Beberapa hari setelah peristiwa 10 November, Tantri menghubungi perwakilan negara-negara asing yang memiliki atase diplomatik atau komersial di Surabaya. Negara yang berhasil dihubungi yaitu Denmark, Swiss, Rusia, dan Swedia.
"Saya meminta mereka bergabung dengan siaran malam itu untuk mengecam apa yang telah dilakukan Inggris. Semuanya sepakat. Malam itu kami bercerita, dan dampaknya luar biasa. Stasiun di negara-negara lain menerima siaran itu dan memperdengarkannya. Koran-koran dari negeri seberang turut memuatnya," ungkap Tantri.
Sepak terjang Tantri membuatnya dijuluki "Surabaya Sue" atau penggugat dari Surabaya. Dia juga dianggap berbahaya oleh pihak Belanda.
Melalui siaran berita, Belanda menjanjikan 50.000 gulden kepada orang Indonesia yang bisa menyerahkan K'tut Tantri ke markas besar tentara Belanda di Surabaya. Sayembara tersebut dijawab sendiri oleh Tantri melalui siarannya di radio.
"Kalian tahu, uang gulden Belanda kini tidak laku lagi di Indonesia," kata dia.
"Kami sudah memiliki mata uang sendiri. Tetapi, jika Belanda mau menyumbangkan setengah juta rupiah pada bangsa Indonesia sebagai dana perjuangan kemerdekaan, saya bersedia datang sendiri ke markas besar kalian," tantang Tantri.
Akhir hayat K'tut Tantri
Setelah peristiwa Surabaya, K'tut Tantri melakukan perjalanan keliling Indonesia bersama tokoh-tokoh perjuangan yang lain.
Ia juga menulis artikel, salah satunya di majalah The Voice of Free Indonesia. Salah satu artikel Tantri yang membuat Belanda marah adalah "Lest We Forget" - "Agar Kita Jangan Lupa".
Sang penggugat dari Surabaya itu mengakhiri perjalanan hidupnya pada usia 99 tahun.

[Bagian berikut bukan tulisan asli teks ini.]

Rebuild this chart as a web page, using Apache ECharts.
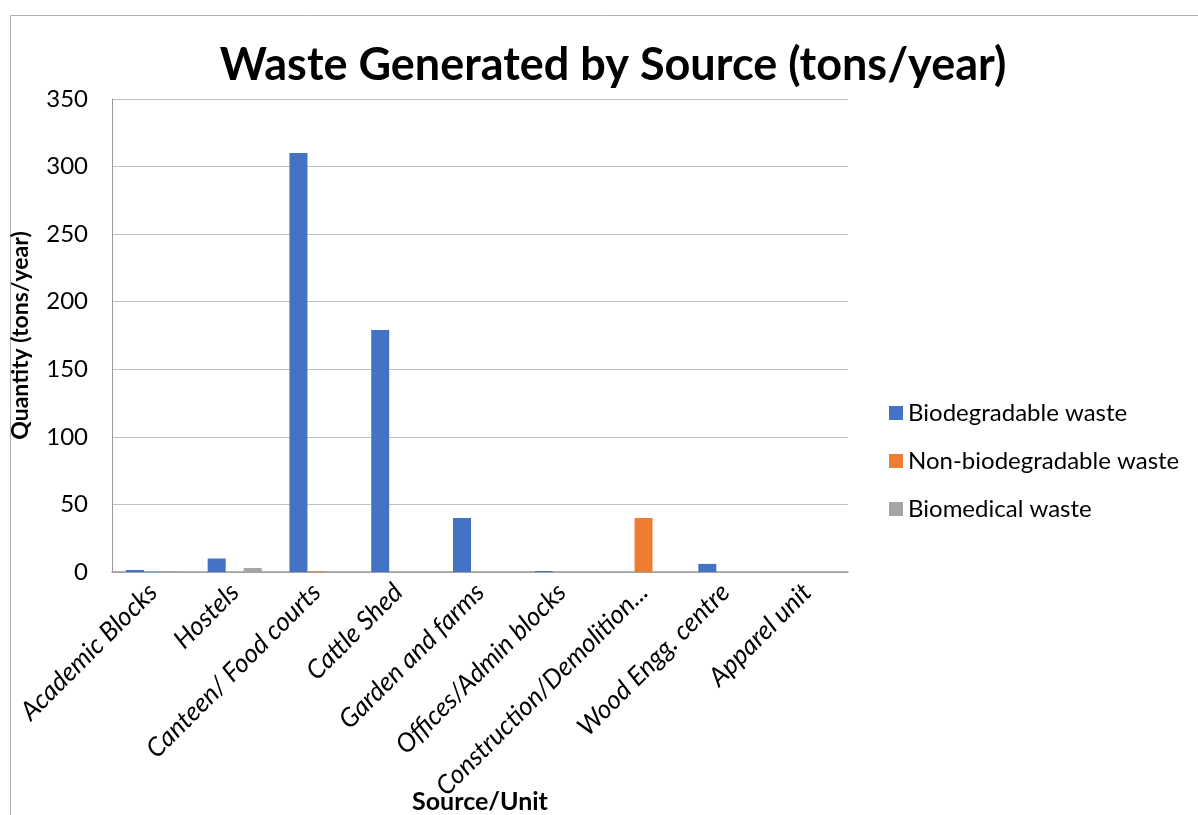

Dia wafat di sebuah panti jompo di Redferd, Sydney, New South Wales, pada 27 Juli 1997.
Menjelang upacara kremasi, bendera Indonesia dan lembaran kain kuning dan putih khas Bali terhampar di atas petinya.
Pada November 1998, Pemerintah Republik Indonesia menganugerahkan Bintang Mahaputra Nararya kepada wanita yang kini bernama lengkap Ni K’tut Tantri.
Penghargaan itu merupakan penghargaan tertinggi kedua yang dia terima bukan hanya karena keterlibatannya dalam Pertempuran Surabaya 1945, melainkan atas jasanya sebagai wartawan sekaligus pegawai Kementerian Penerangan pada 1950.